Softening Social Transitions

Softening Social Transitions: Gentle Steps Between Spaces

Small shifts can ease the moments between home, work, and gatherings. This brief reflection offers quiet rituals, simple signals, and gentle pacing to make transitions softer.

Reflection

Transitions are the thin edges of our days—the moments when one identity and one environment overlap. For introverts these edges can feel noisy or draining, but they are also an opportunity to regain shape if we approach them with gentleness and intention.

Make small rituals that mark movement: a brief breath at the door, a soft phrase you tell yourself, or a two-minute arrival routine to unpack your day. Use subtle signals to others (a hand on your bag, a quiet hello, or a pre-agreed cue) so you can enter or leave without long explanations or dramatics.

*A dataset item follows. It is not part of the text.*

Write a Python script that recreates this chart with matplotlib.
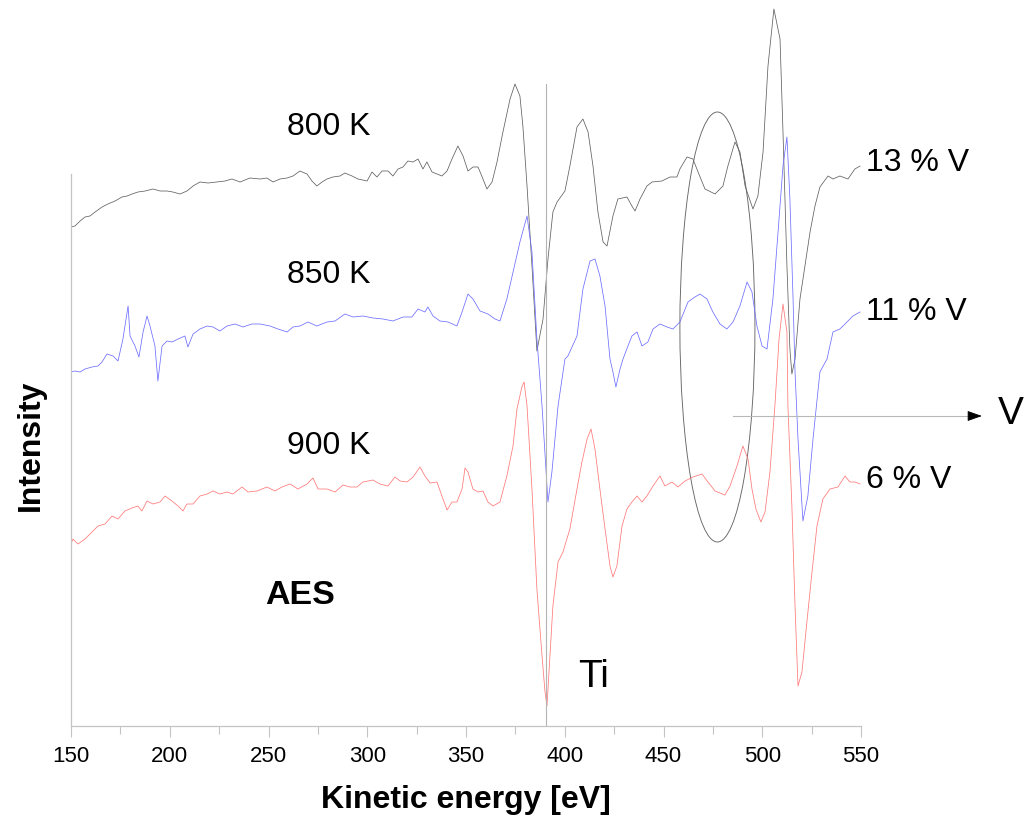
import matplotlib
matplotlib.use("Agg")
import matplotlib.pyplot as plt
from matplotlib.patches import Ellipse
from matplotlib.ticker import MultipleLocator

plt.rcParams['font.family'] = ['Liberation Sans', 'DejaVu Sans']

# AES spectra (kinetic energy in eV, intensity in arbitrary units, traces stacked)
black_ev = [150, 152.0, 154.6, 157.1, 159.6, 162.2, 165.7, 168.7, 172.3, 175.8,
            178.4, 180.9, 183.9, 187.5, 191.5, 195.1, 198.6, 201.6, 205.2, 208.7,
            211.8, 215.3, 219.4, 223.9, 228.0, 231.5, 235.6, 240.6, 245.7, 249.2,
            252.3, 255.8, 259.4, 262.4, 265.9, 269.5, 272.0, 274.5, 277.1, 279.6,
            282.6, 286.2, 288.7, 292.3, 295.3, 299.9, 302.4, 304.9, 307.5, 310.5,
            313.0, 315.6, 318.1, 320.6, 323.2, 325.7, 328.2, 330.2, 332.8, 335.3,
            337.8, 340.4, 342.9, 345.9, 348.5, 351.0, 353.5, 356.1, 358.6, 360.6,
            363.2, 365.7, 368.7, 372.3, 374.8, 377.3, 378.8, 380.9, 383.4, 385.9,
            389.0, 391.5, 394.0, 396.1, 400.1, 402.6, 406.2, 409.2, 411.8, 414.3,
            416.8, 419.4, 421.4, 424.4, 426.9, 431.5, 434.0, 435.6, 438.1, 441.6,
            444.2, 449.2, 453.3, 456.8, 458.3, 461.9, 464.9, 467.5, 471.0, 476.1,
            480.1, 482.6, 486.2, 488.7, 491.3, 495.3, 497.8, 500.4, 502.9, 505.9,
            509.0, 510.5, 512.5, 514.0, 515.0, 516.6, 519.1, 521.6, 524.2, 526.7,
            529.2, 533.3, 535.8, 539.3, 543.4, 546.9, 549.5]
black_int = [499, 500, 505, 509, 510, 514, 519, 522, 525, 529,
             530, 532, 534, 535, 537, 535, 535, 534, 532, 535,
             540, 544, 543, 544, 545, 547, 544, 548, 547, 548,
             544, 547, 548, 550, 555, 552, 545, 540, 544, 547,
             549, 550, 553, 550, 547, 545, 554, 549, 555, 555,
             550, 557, 559, 565, 564, 567, 557, 564, 554, 552,
             550, 555, 567, 580, 570, 555, 559, 559, 547, 537,
             544, 564, 594, 627, 642, 630, 600, 540, 460, 375,
             407, 467, 514, 524, 535, 560, 599, 607, 594, 560,
             514, 484, 480, 510, 527, 529, 520, 515, 527, 540,
             544, 545, 549, 549, 557, 569, 567, 554, 537, 532,
             540, 560, 584, 574, 540, 517, 530, 574, 660, 717,
             687, 594, 460, 377, 352, 367, 427, 460, 494, 520,
             539, 550, 547, 550, 547, 557, 560]

blue_ev = [150, 152.0, 154.6, 157.1, 160.6, 163.7, 165.7, 168.2, 171.3, 173.8,
           176.3, 178.9, 179.9, 182.4, 184.4, 186.5, 188.5, 190.0, 192.5, 194.0,
           196.1, 198.6, 201.1, 204.2, 207.7, 209.2, 211.8, 215.3, 218.9, 221.9,
           225.4, 229.0, 233.0, 237.1, 241.6, 245.7, 250.8, 254.8, 259.4, 262.4,
           265.9, 270.0, 274.5, 279.6, 283.7, 288.7, 292.8, 297.8, 302.9, 308.0,
           313.0, 318.1, 322.6, 325.7, 329.2, 330.7, 333.3, 336.8, 340.9, 345.4,
           348.0, 351.0, 353.5, 357.1, 361.1, 364.7, 367.2, 370.7, 373.8, 377.3,
           380.9, 383.4, 385.9, 388.5, 391.5, 393.5, 396.6, 400.1, 401.6, 406.2,
           409.2, 412.8, 415.3, 417.8, 420.4, 422.9, 424.4, 425.9, 428.0, 429.5,
           432.0, 434.0, 436.6, 439.1, 442.1, 444.7, 448.2, 451.8, 454.8, 458.3,
           462.4, 465.9, 468.5, 472.0, 475.0, 478.6, 482.1, 485.2, 488.7, 492.3,
           494.8, 497.3, 499.9, 502.4, 505.4, 508.0, 510.5, 512.5, 514.0, 515.6,
           516.6, 518.1, 520.6, 523.1, 525.7, 529.2, 532.8, 535.8, 539.3, 542.9,
           545.9, 549.5]
blue_int = [354, 355, 354, 357, 359, 360, 364, 372, 370, 365,
            387, 420, 390, 380, 369, 394, 410, 400, 380, 345,
            380, 385, 384, 387, 390, 379, 392, 397, 400, 399,
            395, 400, 402, 399, 402, 402, 400, 397, 394, 399,
            400, 404, 400, 404, 405, 412, 409, 410, 408, 407,
            405, 409, 409, 417, 414, 419, 410, 405, 404, 400,
            414, 432, 427, 415, 412, 407, 405, 427, 454, 484,
            510, 474, 387, 320, 224, 254, 320, 367, 370, 390,
            437, 465, 467, 450, 420, 367, 354, 339, 357, 367,
            380, 390, 394, 380, 384, 397, 402, 399, 397, 404,
            424, 429, 432, 427, 414, 402, 397, 404, 420, 444,
            434, 400, 380, 377, 427, 494, 560, 589, 527, 427,
            354, 287, 205, 230, 287, 354, 367, 394, 397, 404,
            410, 414]

red_ev = [150, 151.0, 153.5, 157.1, 160.6, 163.7, 167.2, 170.8, 173.8, 177.3,
          180.9, 183.9, 185.9, 188.5, 191.5, 195.1, 197.6, 201.1, 204.2, 206.7,
          208.7, 211.8, 215.3, 218.9, 221.9, 225.4, 229.0, 232.0, 236.6, 239.6,
          244.2, 249.2, 253.3, 256.8, 260.9, 264.9, 269.5, 272.5, 275.1, 279.6,
          283.7, 287.7, 291.3, 294.8, 297.8, 302.9, 306.4, 310.5, 314.0, 316.6,
          320.1, 323.2, 326.7, 329.2, 331.8, 335.3, 337.8, 340.4, 342.9, 345.4,
          348.0, 349.5, 351.0, 353.5, 356.1, 358.6, 361.1, 363.7, 367.2, 370.7,
          373.8, 375.8, 378.3, 379.4, 380.9, 383.4, 385.9, 388.5, 390.0, 391.0,
          392.5, 394.0, 396.6, 399.1, 402.6, 406.2, 408.7, 411.3, 413.3, 415.3,
          417.8, 420.4, 422.9, 424.4, 426.4, 429.0, 431.5, 434.0, 436.6, 439.1,
          441.6, 444.7, 448.2, 450.7, 454.3, 457.3, 460.9, 464.9, 469.5, 472.5,
          476.1, 481.1, 483.7, 487.2, 490.2, 492.8, 494.8, 496.8, 499.3, 501.4,
          503.9, 506.4, 508.5, 510.0, 510.5, 512.5, 513.0, 515.0, 516.6, 518.1,
          520.1, 522.6, 525.2, 527.7, 530.7, 534.3, 538.3, 541.9, 544.4, 546.9,
          549.5]
red_int = [182, 187, 182, 187, 194, 200, 202, 210, 207, 215,
           218, 220, 215, 225, 222, 224, 230, 225, 220, 215,
           222, 222, 230, 232, 235, 232, 234, 232, 239, 234,
           235, 239, 235, 239, 242, 237, 242, 248, 237, 237,
           234, 241, 239, 239, 244, 246, 242, 240, 249, 245,
           244, 249, 259, 250, 243, 244, 230, 216, 224, 224,
           237, 258, 254, 237, 234, 235, 224, 220, 224, 250,
           280, 317, 339, 344, 320, 237, 137, 70, 34, 20,
           70, 120, 164, 174, 197, 237, 264, 287, 297, 277,
           237, 197, 160, 149, 160, 200, 217, 224, 230, 224,
           230, 240, 250, 240, 244, 239, 245, 249, 252, 244,
           235, 231, 240, 260, 280, 267, 237, 217, 204, 214,
           254, 320, 387, 414, 422, 394, 320, 220, 120, 40,
           54, 104, 154, 200, 227, 237, 239, 250, 244, 244,
           242]

temp_labels = ["800 K", "850 K", "900 K"]
conc_labels = ["13 % V", "11 % V", "6 % V"]
ti_energy = 390.5

fig = plt.figure(figsize=(10.26, 8.2), dpi=100)
ax = fig.add_axes([71 / 1026, 93 / 820, 790 / 1026, 727 / 820])
ax.set_xlim(150, 550)
ax.set_ylim(0, 727)

axis_gray = '#c4c4c4'
ax.plot(black_ev, black_int, color='#606060', lw=0.55)
ax.plot(blue_ev, blue_int, color='#6e6eff', lw=0.55)
ax.plot(red_ev, red_int, color='#ff7878', lw=0.55)

# Ti marker line
ax.plot([ti_energy, ti_energy], [0, 642], color='#b4b4b4', lw=0.8)

# V region highlight and pointer
ax.add_patch(Ellipse((477.3, 399), width=38, height=430, fill=False,
                     edgecolor='#666666', lw=0.65))
ax.plot([485.2, 605.5], [310, 310], color='#b8b8b8', lw=0.8, clip_on=False)
ax.annotate('', xy=(611.2, 310), xytext=(605.0, 310),
            arrowprops=dict(arrowstyle='-|>,head_length=0.9,head_width=0.32',
                            color='black', lw=0.6, shrinkA=0, shrinkB=0,
                            mutation_scale=10),
            annotation_clip=False)
ax.text(619.5, 313, "V", fontsize=28, ha='left', va='center', clip_on=False)

# temperature and composition labels
for lbl, y in zip(temp_labels, [600, 452, 281]):
    ax.text(259.4, y, lbl, fontsize=23, ha='left', va='center')
for lbl, y in zip(conc_labels, [564, 415, 247]):
    ax.text(552.6, y, lbl, fontsize=23, ha='left', va='center', clip_on=False)
ax.text(406.7, 50, "Ti", fontsize=28, ha='left', va='center')
ax.text(248.2, 132, "AES", fontsize=24.5, fontweight='bold', ha='left', va='center')

# axes styling
for side in ('top', 'right'):
    ax.spines[side].set_visible(False)
ax.spines['left'].set_bounds(0, 552)
ax.spines['left'].set_color(axis_gray)
ax.spines['bottom'].set_color(axis_gray)
ax.spines['left'].set_linewidth(0.9)
ax.spines['bottom'].set_linewidth(0.9)
ax.set_yticks([])
ax.xaxis.set_major_locator(MultipleLocator(50))
ax.xaxis.set_minor_locator(MultipleLocator(25))
ax.tick_params(axis='x', which='major', direction='out', length=8, width=0.8,
               color=axis_gray, labelsize=16, pad=6)
ax.tick_params(axis='x', which='minor', direction='out', length=6, width=0.8,
               color=axis_gray)

ax.set_xlabel("Kinetic energy [eV]", fontsize=23, fontweight='bold', labelpad=13)
ax.set_ylabel("Intensity", fontsize=23, fontweight='bold', va='center')
ax.yaxis.set_label_coords(-0.0506, 0.388)

fig.savefig("out.png", dpi=100)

Treat these practices as tiny experiments rather than instant solutions; some will fit and some won’t, and that is part of learning. When a transition feels messy, choose one small recovery: sit for a minute, sip water, breathe slowly, and carry that steadying habit into the next space.

Guided reset

Try a three-step routine: pause for one mindful breath before you change settings, use a short physical cue to mark arrival or departure, and give yourself a two-minute buffer to settle; test one change for a week and adjust based on how it feels.

Pause, take three slow breaths, name one gentle intention, and let that calm carry you into the next moment.